A post here yesterday discussed the New America Foundation’s Jeff Eggers’ recent op-ed at Defense One, in which he argued that promoting smarter officers is the key to innovation, rather than seeking greater access to Silicon Valley’s latest technology. While Eggers is absolutely right that innovation is not solely about technology, there is only minimal evidence to suggest that smart people or “visionaries”—as military historians Allen Millett and Williamson Murray refer to them—produce military innovation. Promoting smart officers is a worthwhile endeavor on its own, but it may have little effect on innovation because of the nature of bureaucracies and what Miles’ Law tells us about the role of personnel in them.
Part of the problem with the broader discussion of military innovation, as noted in yesterday’s post, is that “innovation” is often ill-defined. While not without its flaws, perhaps the best definition of military innovation comes from a volume on innovation following the Cold War edited by MIT political scientist, and Niskanen Center adjunct scholar, Harvey Sapolsky and two of his students—Benjamin Friedman, now at the Cato Institute, and Brendan Green, now at University of Cincinnati. They describe military innovation as follows:
Innovation we define to mean significant changes in organizational tasks and rewards in the service of major change in the organizational output. Significant change is defined relative to the organization, but in the case of militaries it is clear that change, if it is to be called innovation, requires upheaval in organizational hierarchy and doctrine. A faster jetfighter changes neither who runs the Air Force now how the Air Force fights wars. In contrast, the adoption of submarine-launched ballistic missiles by the Navy gave that service a dominant role in strategic warfare, reduced greatly the interest in the U.S. acquiring better strategic bombers, and afforded submariners the opportunity, if only fleeting, to be the senior leaders in the Navy.
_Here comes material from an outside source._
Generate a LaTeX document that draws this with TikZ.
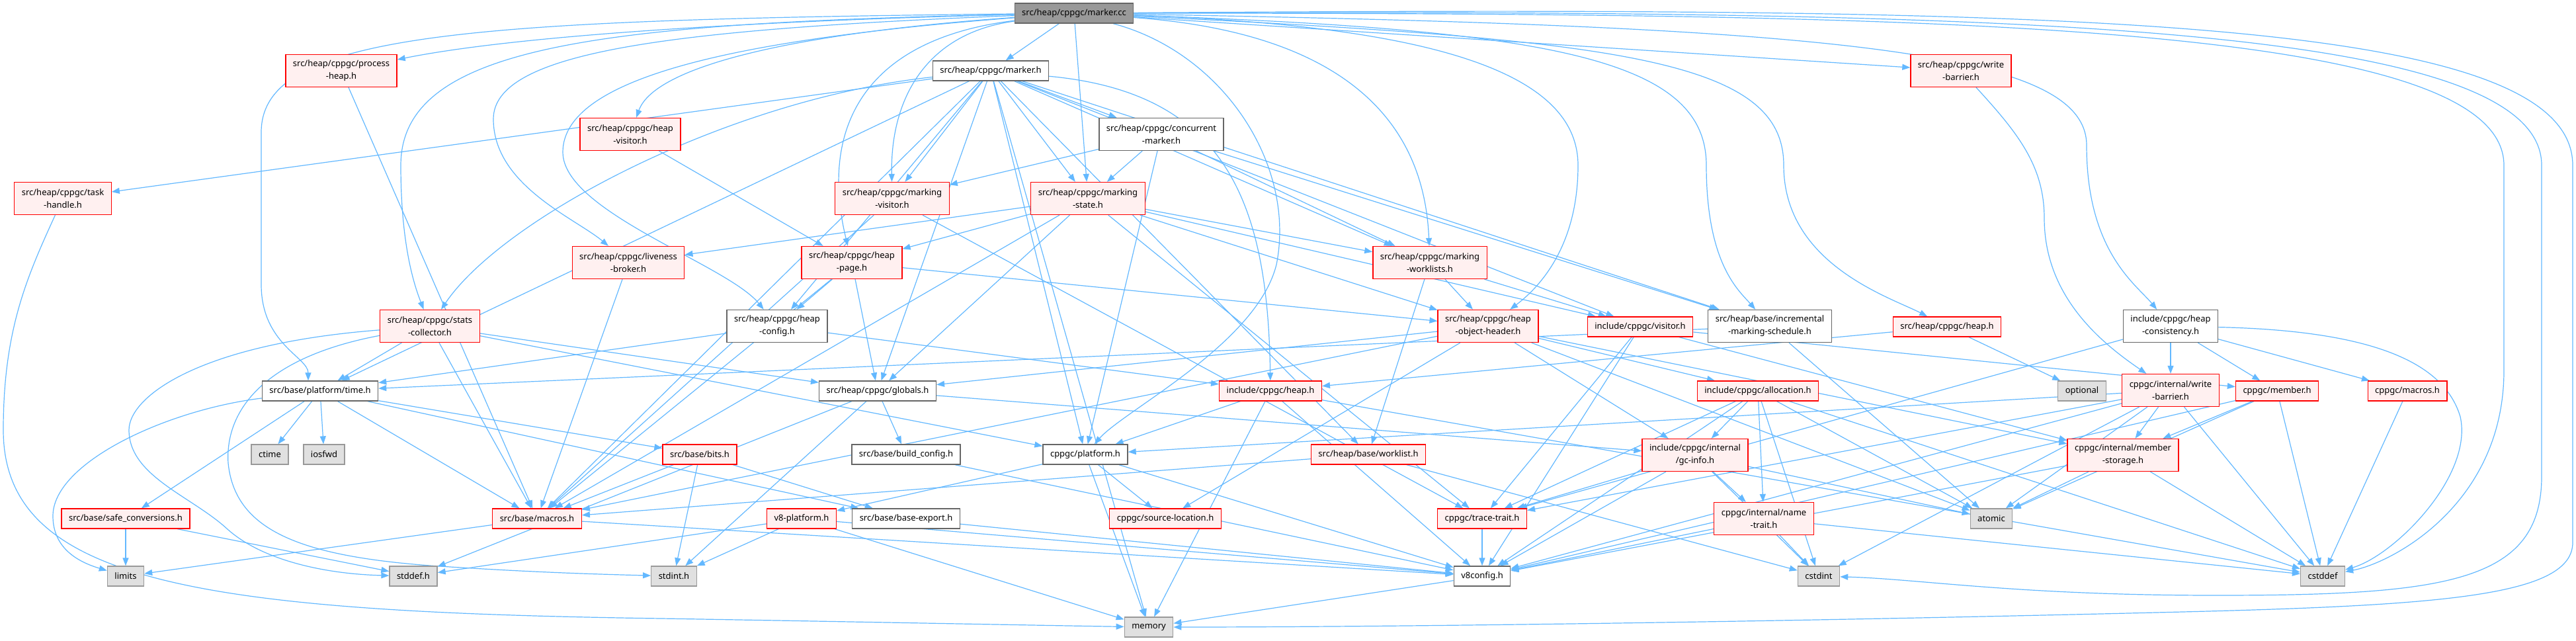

Sapolsky, Friedman, and Green equate innovation to economist Joseph Schumpeter’s concept of “creative destruction.” It is not, they argue, simply the adoption of new capabilities, but the “forceful abandonment of the old.”
The key aspect of this change is that it is destructive change relative to an organization’s existing structure or operations. Bureaucracies resist these kinds of changes and for good reason. Bureaucracies exist to provide stability and reduce uncertainty in the provision of a societal good. Change introduces uncertainty. Given the importance of the societal good militaries provide—security and, in extreme cases, survival—military organizations are likely to be even more resistant. If innovation is destructive change, then organizations will naturally resist it—sometimes for good and sometimes for ill.
Leaders of these organizations also have self-interested reasons for resisting change that combine with inherent bureaucratic rigidity. If where you stand depends on where you sit, and where you sit is in an organization that is structured or operates in a certain manner currently, and your authority is based on that structure or your prestige is based on applying your skill set to those operations, why would you take a position on an issue that would lead to the destruction of those structures or operations?
An extremely intelligent military officer may stymie change because it is in the organization’s interest to seek stability. Another smart officer may simply be very good at the status quo. Therefore, promoting such an officer will only enhance what the organization is already doing. A third officer may find that change, even destructive change, is in the organization’s best interest. Maybe new officers need to be smarter than those being promoted currently, as Eggers suggests, or maybe they just need to be smart enough to know what is best, based on where they sit.